I attended my first softball camp when I was 5. I felt awkward with my big glove. Before camp started, we had stuffed the glove under my mattress, wrapped in a rubber band to break it in. I am a lefty, but for some reason it felt more comfortable to play right-handed.

I remember standing in front of the coach. I felt miles away as she got ready to pitch the ball. It left her hand and — SMACK — hit me right in the nose.

“This is it,” my dad thought. “She’ll never play again.”

But I played continuously until fifth grade.

It was probably a good thing, too. My dad is a big baseball fan, and always wanted his kids to play.

My dad moved to Colorado after graduating from the University of Illinois 1988. He was following his best friend who had moved here the year before. Their friendship is rooted in leather gloves and red stitching. To this day, they play on the same softball team, which they started playing on back in 1995 (the Isotopes), and have a long-running fantasy baseball league.

Every April, my uncle flies in from Illinois as the fantasy league takes over the house. For weeks ahead of “The Draft,” my dad is nothing but RBIs and batting-average stats.

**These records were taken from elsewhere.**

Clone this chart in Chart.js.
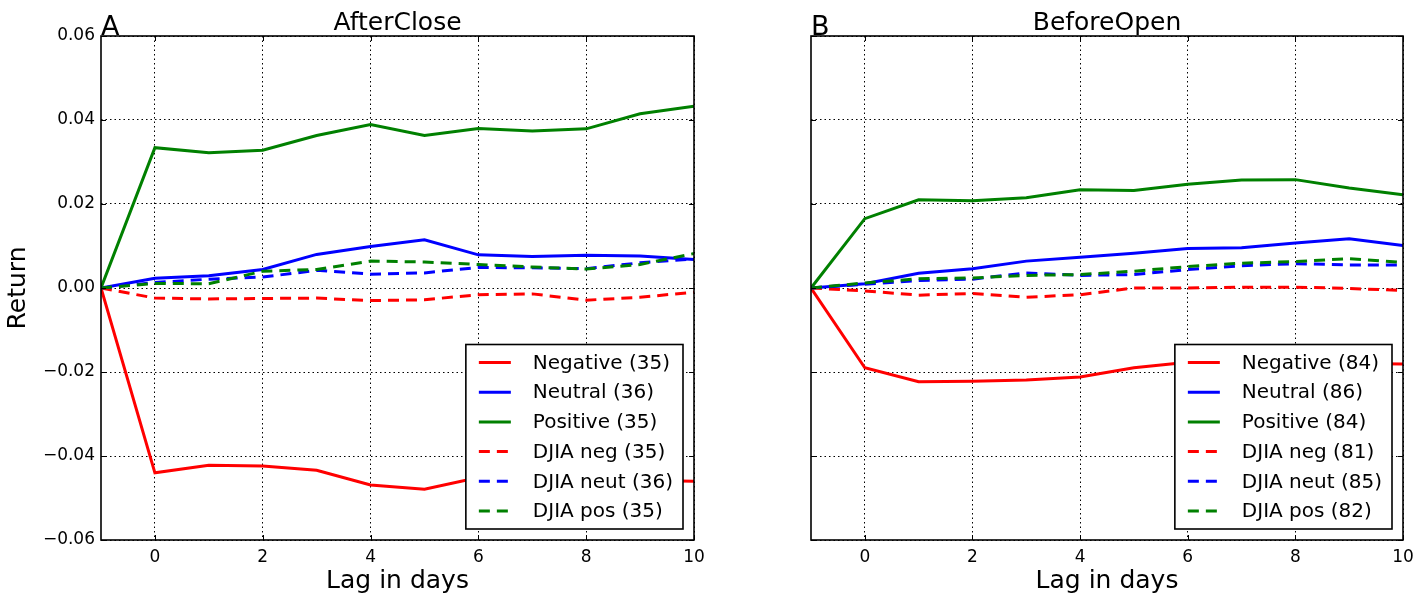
<!DOCTYPE html>
<html>
<head>
<meta charset="utf-8">
<script src="https://cdn.jsdelivr.net/npm/chart.js@4.4.1/dist/chart.umd.min.js"></script>
<style>
  html, body { margin: 0; padding: 0; background: #fff; }
  .panel { position: absolute; top: 0; width: 712px; height: 598px; }
  #panelA { left: 0; }
  #panelB { left: 712px; }
</style>
</head>
<body>
<div class="panel" id="panelA"><canvas id="chartA"></canvas></div>
<div class="panel" id="panelB"><canvas id="chartB"></canvas></div>
<script>
// lag in days, from -1 up to 10
const lags = [-1, 0, 1, 2, 3, 4, 5, 6, 7, 8, 9, 10];
const xTicks = [0, 2, 4, 6, 8, 10];
const yTicks = [-0.06, -0.04, -0.02, 0, 0.02, 0.04, 0.06];

const seriesNames = ["Negative", "Neutral", "Positive", "DJIA neg", "DJIA neut", "DJIA pos"];
const countsAfterClose = [35, 36, 35, 35, 36, 35];
const countsBeforeOpen = [84, 86, 84, 81, 85, 82];

// AfterClose
const negA = [0, -0.0440, -0.0422, -0.0424, -0.0434, -0.0469, -0.0479, -0.0451, -0.0455, -0.0460, -0.0458, -0.0460];
const neuA = [0, 0.0023, 0.0029, 0.0044, 0.0080, 0.0099, 0.0115, 0.0079, 0.0075, 0.0078, 0.0076, 0.0068];
const posA = [0, 0.0334, 0.0322, 0.0328, 0.0363, 0.0389, 0.0363, 0.0380, 0.0374, 0.0379, 0.0415, 0.0433];
const djNegA = [0, -0.0024, -0.0026, -0.0025, -0.0024, -0.0030, -0.0028, -0.0016, -0.0014, -0.0029, -0.0022, -0.0010];
const djNeuA = [0, 0.0013, 0.0021, 0.0026, 0.0042, 0.0033, 0.0036, 0.0049, 0.0048, 0.0046, 0.0060, 0.0069];
const djPosA = [0, 0.0011, 0.0010, 0.0040, 0.0044, 0.0064, 0.0062, 0.0056, 0.0050, 0.0045, 0.0056, 0.0082];

// BeforeOpen
const negB = [0, -0.0190, -0.0223, -0.0222, -0.0219, -0.0212, -0.0190, -0.0177, -0.0178, -0.0176, -0.0180, -0.0181];
const neuB = [0, 0.0010, 0.0035, 0.0046, 0.0064, 0.0073, 0.0083, 0.0094, 0.0096, 0.0107, 0.0117, 0.0101];
const posB = [0, 0.0165, 0.0210, 0.0208, 0.0215, 0.0234, 0.0232, 0.0247, 0.0257, 0.0258, 0.0238, 0.0222];
const djNegB = [0, -0.0007, -0.0017, -0.0013, -0.0022, -0.0016, 0.0000, 0.0000, 0.0002, 0.0002, -0.0001, -0.0006];
const djNeuB = [0, 0.0009, 0.0018, 0.0021, 0.0036, 0.0030, 0.0032, 0.0044, 0.0053, 0.0058, 0.0055, 0.0055];
const djPosB = [0, 0.0012, 0.0022, 0.0024, 0.0030, 0.0032, 0.0040, 0.0051, 0.0059, 0.0063, 0.0070, 0.0061];

const colors = ["#ff0000", "#0000ff", "#008000", "#ff0000", "#0000ff", "#008000"];
const FONT = "'DejaVu Sans', sans-serif";

// box around plot area plus matplotlib style inward ticks
const frameBox = {
    id: "frameBox",
    afterDraw(chart) {
        const { ctx, chartArea, scales } = chart;
        const { left, right, top, bottom } = chartArea;
        ctx.save();
        ctx.strokeStyle = "#000";
        ctx.lineWidth = 1;
        ctx.beginPath();
        xTicks.forEach(v => {
            const px = Math.round(scales.x.getPixelForValue(v)) + 0.5;
            ctx.moveTo(px, bottom); ctx.lineTo(px, bottom - 5);
            ctx.moveTo(px, top); ctx.lineTo(px, top + 5);
        });
        yTicks.forEach(v => {
            const py = Math.round(scales.y.getPixelForValue(v)) + 0.5;
            ctx.moveTo(left, py); ctx.lineTo(left + 5, py);
            ctx.moveTo(right, py); ctx.lineTo(right - 5, py);
        });
        ctx.stroke();
        ctx.lineWidth = 1.6;
        ctx.strokeRect(left, top, right - left, bottom - top);
        ctx.restore();
    }
};

// legend box in the lower right corner of the plot
const innerLegend = {
    id: "innerLegend",
    afterDraw(chart) {
        const { ctx, chartArea } = chart;
        const sets = chart.data.datasets;
        ctx.save();
        ctx.font = "20px " + FONT;
        const maxW = Math.max(...sets.map(d => ctx.measureText(d.label).width));
        const rowH = 29.7;
        const w = 13 + 32 + 22 + maxW + 10;
        const h = 18 * 2 + rowH * (sets.length - 1);
        const x0 = chartArea.right - 11 - w;
        const y0 = chartArea.bottom - 11 - h;
        ctx.fillStyle = "#fff";
        ctx.fillRect(x0, y0, w, h);
        ctx.strokeStyle = "#000";
        ctx.lineWidth = 1.6;
        ctx.strokeRect(x0, y0, w, h);
        sets.forEach((d, i) => {
            const cy = y0 + 18 + i * rowH;
            ctx.strokeStyle = d.borderColor;
            ctx.lineWidth = 3;
            ctx.setLineDash(d.borderDash || []);
            ctx.beginPath();
            ctx.moveTo(x0 + 13, cy);
            ctx.lineTo(x0 + 45, cy);
            ctx.stroke();
            ctx.setLineDash([]);
            ctx.fillStyle = "#000";
            ctx.textBaseline = "middle";
            ctx.textAlign = "left";
            ctx.fillText(d.label, x0 + 67, cy + 1);
        });
        ctx.restore();
    }
};

// panel title and letter
const panelText = {
    id: "panelText",
    afterDraw(chart, args, opts) {
        const { ctx, chartArea } = chart;
        ctx.save();
        ctx.fillStyle = "#000";
        ctx.textBaseline = "alphabetic";
        ctx.textAlign = "center";
        ctx.font = "25px " + FONT;
        ctx.fillText(opts.title, (chartArea.left + chartArea.right) / 2, 30);
        ctx.textAlign = "left";
        ctx.font = "27px " + FONT;
        ctx.fillText(opts.letter, chartArea.left, 35);
        ctx.restore();
    }
};

function buildDatasets(series, counts) {
    return series.map((values, i) => ({
        label: `${seriesNames[i]} (${counts[i]})`,
        data: lags.map((x, j) => ({ x, y: values[j] })),
        borderColor: colors[i],
        borderWidth: 3,
        borderDash: i >= 3 ? [11, 7] : [],
        pointRadius: 0,
        tension: 0,
        fill: false,
        order: 5 - i
    }));
}

function buildChart(canvasId, series, counts, title, letter, showY, padRight, yWidth) {
    return new Chart(document.getElementById(canvasId), {
        type: "line",
        data: { datasets: buildDatasets(series, counts) },
        plugins: [frameBox, innerLegend, panelText],
        options: {
            responsive: true,
            maintainAspectRatio: false,
            animation: false,
            layout: { padding: { top: 36, right: padRight, bottom: 0, left: 0 } },
            plugins: {
                legend: { display: false },
                title: { display: false },
                tooltip: { enabled: false },
                panelText: { title, letter }
            },
            scales: {
                x: {
                    type: "linear",
                    min: -1,
                    max: 10,
                    afterBuildTicks: axis => { axis.ticks = xTicks.map(v => ({ value: v })); },
                    afterFit: scale => { scale.height = 58; },
                    grid: { color: "#000", lineWidth: 1, drawTicks: false },
                    border: { display: false, dash: [1.5, 3] },
                    ticks: {
                        color: "#000",
                        padding: 7,
                        maxRotation: 0,
                        font: { family: FONT, size: 17 },
                        callback: v => String(v)
                    },
                    title: {
                        display: true,
                        text: "Lag in days",
                        color: "#000",
                        font: { family: FONT, size: 25, lineHeight: 1.2 },
                        padding: { top: 0, bottom: 2 }
                    }
                },
                y: {
                    type: "linear",
                    min: -0.06,
                    max: 0.06,
                    afterBuildTicks: axis => { axis.ticks = yTicks.map(v => ({ value: v })); },
                    afterFit: scale => { scale.width = yWidth; },
                    grid: { color: "#000", lineWidth: 1, drawTicks: false },
                    border: { display: false, dash: [1.5, 3] },
                    ticks: {
                        display: showY,
                        color: "#000",
                        padding: 6,
                        font: { family: FONT, size: 17 },
                        callback: v => (v < -1e-9 ? "\u2212" : "") + Math.abs(v).toFixed(2)
                    },
                    title: {
                        display: showY,
                        text: "Return",
                        color: "#000",
                        font: { family: FONT, size: 25, lineHeight: 1.2 },
                        padding: { top: 3, bottom: 3 }
                    }
                }
            }
        }
    });
}

buildChart("chartA", [negA, neuA, posA, djNegA, djNeuA, djPosA], countsAfterClose,
    "AfterClose", "A", true, 18, 101);
buildChart("chartB", [negB, neuB, posB, djNegB, djNeuB, djPosB], countsBeforeOpen,
    "BeforeOpen", "B", false, 21, 99);
</script>
</body>
</html>
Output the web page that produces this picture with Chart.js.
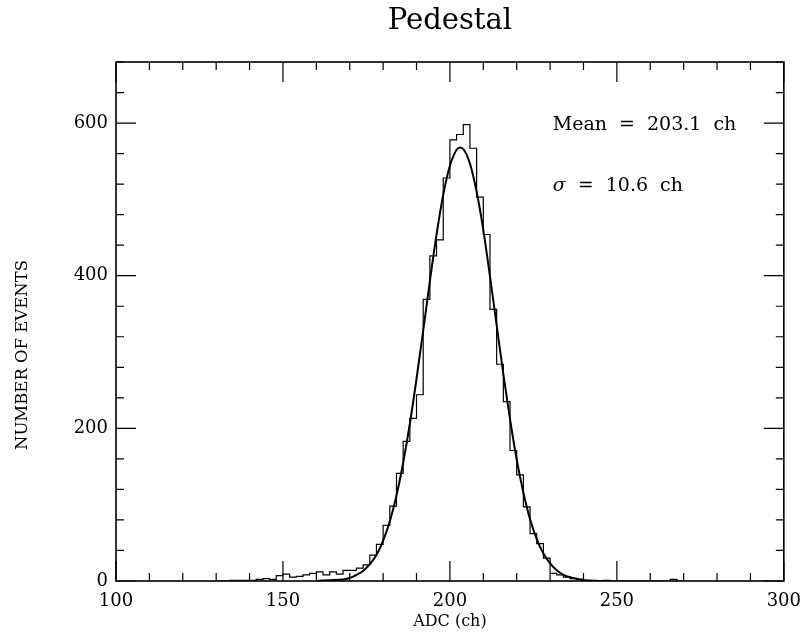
<!DOCTYPE html>
<html lang="en">
<head>
<meta charset="UTF-8">
<title>Pedestal</title>
<script src="https://cdn.jsdelivr.net/npm/chart.js"></script>
<style>
    html, body { margin: 0; padding: 0; background: #fff; overflow: hidden; }
    canvas { display: block; }
</style>
</head>
<body>
<canvas id="pedestalChart" width="811" height="639"></canvas>
<script>
    // histogram: 2-channel bins, first bin starts at ADC 130
    const binStart = 130;
    const binWidth = 2;
    const counts = [
        0, 0, 1, 1, 1, 1, 2, 3, 2, 7,
        9, 5, 6, 8, 10, 12, 8, 12, 9, 14,
        14, 17, 21, 34, 48, 73, 98, 141, 183, 213,
        244, 369, 426, 447, 528, 578, 585, 598, 567, 503,
        454, 356, 284, 235, 171, 139, 97, 62, 49, 30,
        10, 8, 5, 3, 2, 1, 1, 0, 1, 0,
        0, 0, 0, 0, 0, 0, 0, 0, 2, 0
    ];

    // fitted curve
    const fitAdc = [160, 164, 168, 170, 172, 174, 176, 178, 180, 182, 184, 186, 188, 190, 192, 194, 196, 198, 200, 202, 203,
        204, 206, 208, 210, 212, 214, 216, 218, 220, 222, 224, 226, 228, 230, 232, 234, 236, 238, 240, 244, 248];
    const fitEvents = [0, 1, 2, 4, 8, 13, 22, 34, 53, 78, 112, 155, 206, 265, 328, 393, 454, 506, 544, 565, 568,
        566, 547, 510, 460, 399, 335, 271, 212, 159, 116, 81, 55, 36, 23, 14, 8, 5, 3, 1, 0, 0];

    const xTicks = [100, 150, 200, 250, 300];
    const yTicks = [0, 200, 400, 600];
    const xMinorStep = 10;
    const yMinorStep = 40;

    const serif = "'DejaVu Serif', 'Liberation Serif', serif";

    const histPoints = counts.map((c, i) => ({x: binStart + i * binWidth, y: c}));
    histPoints.push({x: binStart + counts.length * binWidth, y: 0});
    const fitPoints = fitAdc.map((a, i) => ({x: a, y: fitEvents[i]}));

    // frame with inward ticks on all four sides, plus the text labels
    const frameAndTicks = {
        id: 'frameAndTicks',
        afterDatasetsDraw(chart) {
            const {ctx, chartArea: a, scales: {x, y}} = chart;
            ctx.save();
            ctx.strokeStyle = '#000';
            ctx.lineWidth = 1.2;
            ctx.beginPath();
            for (let v = x.min; v <= x.max; v += xMinorStep) {
                const px = x.getPixelForValue(v);
                const len = xTicks.includes(v) ? 20 : 8;
                ctx.moveTo(px, a.bottom); ctx.lineTo(px, a.bottom - len);
                ctx.moveTo(px, a.top); ctx.lineTo(px, a.top + len);
            }
            for (let v = y.min; v <= y.max; v += yMinorStep) {
                const py = y.getPixelForValue(v);
                const len = yTicks.includes(v) ? 20 : 8;
                ctx.moveTo(a.left, py); ctx.lineTo(a.left + len, py);
                ctx.moveTo(a.right, py); ctx.lineTo(a.right - len, py);
            }
            ctx.stroke();
            ctx.lineWidth = 1.6;
            ctx.strokeRect(a.left, a.top, a.right - a.left, a.bottom - a.top);

            ctx.fillStyle = '#000';
            ctx.textBaseline = 'alphabetic';
            ctx.textAlign = 'left';
            const hasSpacing = 'wordSpacing' in ctx;
            if (hasSpacing) ctx.wordSpacing = '6px';
            ctx.font = '19px ' + serif;
            const tx = x.getPixelForValue(230.8);
            ctx.fillText('Mean = 203.1 ch', tx, y.getPixelForValue(591));
            ctx.font = 'italic 19px ' + serif;
            const sy = y.getPixelForValue(511);
            ctx.fillText('σ', tx, sy);
            const sw = ctx.measureText('σ').width;
            ctx.font = '19px ' + serif;
            ctx.fillText(' = 10.6 ch', tx + sw, sy);
            if (hasSpacing) ctx.wordSpacing = '0px';

            // y axis title
            ctx.translate(23, 355);
            ctx.rotate(-Math.PI / 2);
            ctx.textAlign = 'center';
            ctx.textBaseline = 'middle';
            ctx.font = '16.5px ' + serif;
            ctx.fillText('NUMBER OF EVENTS', 0, 0);
            ctx.restore();
        }
    };

    Chart.defaults.color = '#000';

    new Chart(document.getElementById('pedestalChart'), {
        type: 'line',
        data: {
            datasets: [{
                data: histPoints,
                stepped: 'before',
                borderColor: '#000',
                borderWidth: 1.2,
                pointRadius: 0,
                fill: false
            }, {
                data: fitPoints,
                borderColor: '#000',
                borderWidth: 2,
                pointRadius: 0,
                cubicInterpolationMode: 'monotone',
                fill: false
            }]
        },
        options: {
            responsive: false,
            animation: false,
            devicePixelRatio: 1,
            layout: {padding: {left: 0, right: 19, top: 0, bottom: 0}},
            plugins: {
                legend: {display: false},
                tooltip: {enabled: false},
                title: {
                    display: true,
                    text: 'Pedestal',
                    fullSize: false,
                    color: '#000',
                    font: {family: serif, size: 29, weight: 'normal'},
                    padding: {top: 4, bottom: 23.2}
                }
            },
            scales: {
                x: {
                    type: 'linear',
                    min: 100,
                    max: 300,
                    afterBuildTicks: s => { s.ticks = xTicks.map(v => ({value: v})); },
                    afterFit: s => { s.height = 58; },
                    grid: {display: false, drawTicks: false},
                    border: {display: false},
                    ticks: {font: {family: serif, size: 18}, color: '#000', padding: 10, maxRotation: 0},
                    title: {
                        display: true,
                        text: 'ADC (ch)',
                        color: '#000',
                        font: {family: serif, size: 16},
                        padding: {top: 0, bottom: 8}
                    }
                },
                y: {
                    type: 'linear',
                    min: 0,
                    max: 680,
                    afterBuildTicks: s => { s.ticks = yTicks.map(v => ({value: v})); },
                    afterFit: s => { s.width = 116; },
                    grid: {display: false, drawTicks: false},
                    border: {display: false},
                    ticks: {font: {family: serif, size: 18}, color: '#000', padding: 8}
                }
            }
        },
        plugins: [frameAndTicks]
    });
</script>
</body>
</html>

On the phone, my dad will grill my grandpa, teasing him that the Chicago Cubs creamed the St. Louis Cardinals in the latest pre-season game.

Over the years, I’ve been lucky enough to check out several ballfields. As blasphemous as it is to say in the religion of baseball, Yankees Stadium is the worst. With just the tiniest bit of hometown bias, Coors Field is still my favorite place to see a game. You can’t beat a Colorado sunset, with the mountains along the horizon and the loud crack of a home run.

My dad had commemorative framed tickets to the Rockies’ 1993 season — their first — hanging on the hallway wall. I have squished pennies with a pressed Dinger the dinosaur from a Father’s Day game in 1997. When I walk into the stadium, memories from more than two decades of going to Rockies games with my family swirl around me.

After a brief hiatus from softball, I moved to Seattle for high school in the summer of 2005. My school was small, 700 students K-12. It meant if I wanted to join a softball team, I had to play for a different school. The team I was on didn’t really care how we played. I was a sophomore and competitive by nature. By the time our third loss rolled around, I was done. I didn’t want to play with people who had no drive to do well. I was so upset I thought I wouldn’t pick up a bat again.

My senior year changed that. A good friend told me that my school was trying to pull together a baseball team. They were one player short of a regulation team. He knew I had played softball for years — would I be interested?

So I played second base on the boy’s baseball team my senior year. I learned more about the sport in that short season than in all my years of playing softball.

It brought me back to what baseball meant to me as a kid. It made me remember the feel of the bases at a ballpark in Broomfield as my small feet rounded third after my dad’s softball games. The hope of catching a fly ball at Coors Field.

Baseball has always meant family to me, whether it was playing catch with my dad before a game or sitting in the dugout with his team.

So, as summer wanes, my heart constricts just a bit at having to say farewell, for yet another year, to the game that will always feel like home.